[start of SUPPLIED INFORMATION]

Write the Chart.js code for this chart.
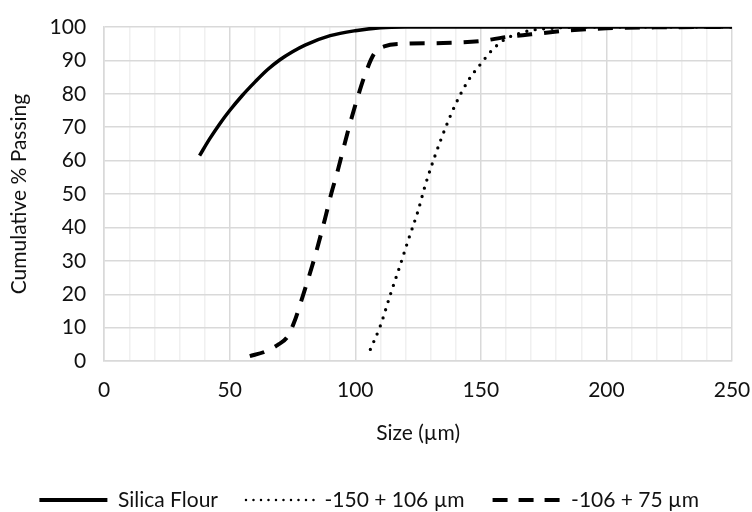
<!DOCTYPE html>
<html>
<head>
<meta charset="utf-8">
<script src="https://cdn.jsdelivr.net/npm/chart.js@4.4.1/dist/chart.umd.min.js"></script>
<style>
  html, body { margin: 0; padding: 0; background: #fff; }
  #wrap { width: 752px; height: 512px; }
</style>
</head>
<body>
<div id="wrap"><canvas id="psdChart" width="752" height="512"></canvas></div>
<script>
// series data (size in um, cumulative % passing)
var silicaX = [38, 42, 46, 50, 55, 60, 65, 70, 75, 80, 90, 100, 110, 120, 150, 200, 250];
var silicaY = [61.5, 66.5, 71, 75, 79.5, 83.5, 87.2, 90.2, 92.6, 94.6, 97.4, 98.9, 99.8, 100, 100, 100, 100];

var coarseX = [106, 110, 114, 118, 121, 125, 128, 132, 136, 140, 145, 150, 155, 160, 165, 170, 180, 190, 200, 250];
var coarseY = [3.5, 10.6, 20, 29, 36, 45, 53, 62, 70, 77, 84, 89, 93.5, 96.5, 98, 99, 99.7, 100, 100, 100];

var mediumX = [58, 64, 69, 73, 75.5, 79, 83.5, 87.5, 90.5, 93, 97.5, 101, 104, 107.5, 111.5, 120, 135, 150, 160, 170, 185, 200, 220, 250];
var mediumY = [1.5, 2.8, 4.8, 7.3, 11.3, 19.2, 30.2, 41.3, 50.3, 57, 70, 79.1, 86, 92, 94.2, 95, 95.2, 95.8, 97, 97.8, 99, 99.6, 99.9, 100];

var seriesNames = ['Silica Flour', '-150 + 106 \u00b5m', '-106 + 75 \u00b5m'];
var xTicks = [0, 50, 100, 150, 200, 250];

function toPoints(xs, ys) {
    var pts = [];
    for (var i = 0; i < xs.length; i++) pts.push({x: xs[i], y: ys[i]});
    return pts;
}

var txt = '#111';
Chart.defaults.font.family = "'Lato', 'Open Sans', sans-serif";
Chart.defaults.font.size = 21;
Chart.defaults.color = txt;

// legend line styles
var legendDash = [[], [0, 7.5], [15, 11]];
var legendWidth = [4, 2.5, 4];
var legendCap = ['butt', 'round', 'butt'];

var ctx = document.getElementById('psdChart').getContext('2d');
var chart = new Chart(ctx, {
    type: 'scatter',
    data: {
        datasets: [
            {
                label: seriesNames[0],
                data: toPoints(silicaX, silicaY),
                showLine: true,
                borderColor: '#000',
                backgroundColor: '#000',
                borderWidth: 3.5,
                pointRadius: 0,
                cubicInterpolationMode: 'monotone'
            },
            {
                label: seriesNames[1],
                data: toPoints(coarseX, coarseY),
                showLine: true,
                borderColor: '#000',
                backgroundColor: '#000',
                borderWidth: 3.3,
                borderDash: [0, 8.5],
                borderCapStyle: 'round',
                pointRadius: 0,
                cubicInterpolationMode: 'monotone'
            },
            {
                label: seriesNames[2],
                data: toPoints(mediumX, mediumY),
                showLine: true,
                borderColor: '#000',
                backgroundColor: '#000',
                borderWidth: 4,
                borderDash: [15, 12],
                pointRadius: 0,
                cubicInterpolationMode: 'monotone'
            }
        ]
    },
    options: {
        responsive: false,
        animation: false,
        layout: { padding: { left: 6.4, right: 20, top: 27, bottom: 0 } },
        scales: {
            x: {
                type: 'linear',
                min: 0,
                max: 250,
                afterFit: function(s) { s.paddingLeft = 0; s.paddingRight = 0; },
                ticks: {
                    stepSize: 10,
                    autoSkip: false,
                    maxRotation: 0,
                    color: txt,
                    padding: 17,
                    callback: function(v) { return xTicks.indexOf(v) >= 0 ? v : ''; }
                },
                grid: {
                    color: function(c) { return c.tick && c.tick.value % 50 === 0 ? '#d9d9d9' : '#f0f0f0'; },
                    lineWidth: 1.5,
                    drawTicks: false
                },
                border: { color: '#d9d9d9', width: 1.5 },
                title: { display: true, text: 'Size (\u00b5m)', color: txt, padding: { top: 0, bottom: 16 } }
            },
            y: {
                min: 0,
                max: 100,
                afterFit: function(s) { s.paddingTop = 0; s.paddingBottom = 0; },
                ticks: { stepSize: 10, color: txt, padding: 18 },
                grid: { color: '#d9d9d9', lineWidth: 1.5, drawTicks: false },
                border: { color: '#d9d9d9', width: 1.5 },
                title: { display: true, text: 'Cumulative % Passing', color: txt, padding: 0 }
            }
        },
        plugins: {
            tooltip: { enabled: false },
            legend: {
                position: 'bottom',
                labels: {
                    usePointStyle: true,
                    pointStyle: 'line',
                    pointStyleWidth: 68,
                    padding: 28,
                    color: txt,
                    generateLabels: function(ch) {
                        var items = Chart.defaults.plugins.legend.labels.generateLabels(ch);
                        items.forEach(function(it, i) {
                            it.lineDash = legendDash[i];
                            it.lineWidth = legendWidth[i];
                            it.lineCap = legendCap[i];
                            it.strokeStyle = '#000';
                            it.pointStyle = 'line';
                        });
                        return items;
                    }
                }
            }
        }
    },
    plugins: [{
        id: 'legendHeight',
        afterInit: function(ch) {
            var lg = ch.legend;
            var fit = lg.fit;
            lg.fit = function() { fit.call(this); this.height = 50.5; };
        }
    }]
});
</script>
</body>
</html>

[end of SUPPLIED INFORMATION]

▶ _WORK TO COMPLETE_: Give only the number of lines above that hold the string "this".

▶ _RESPONSE_: 2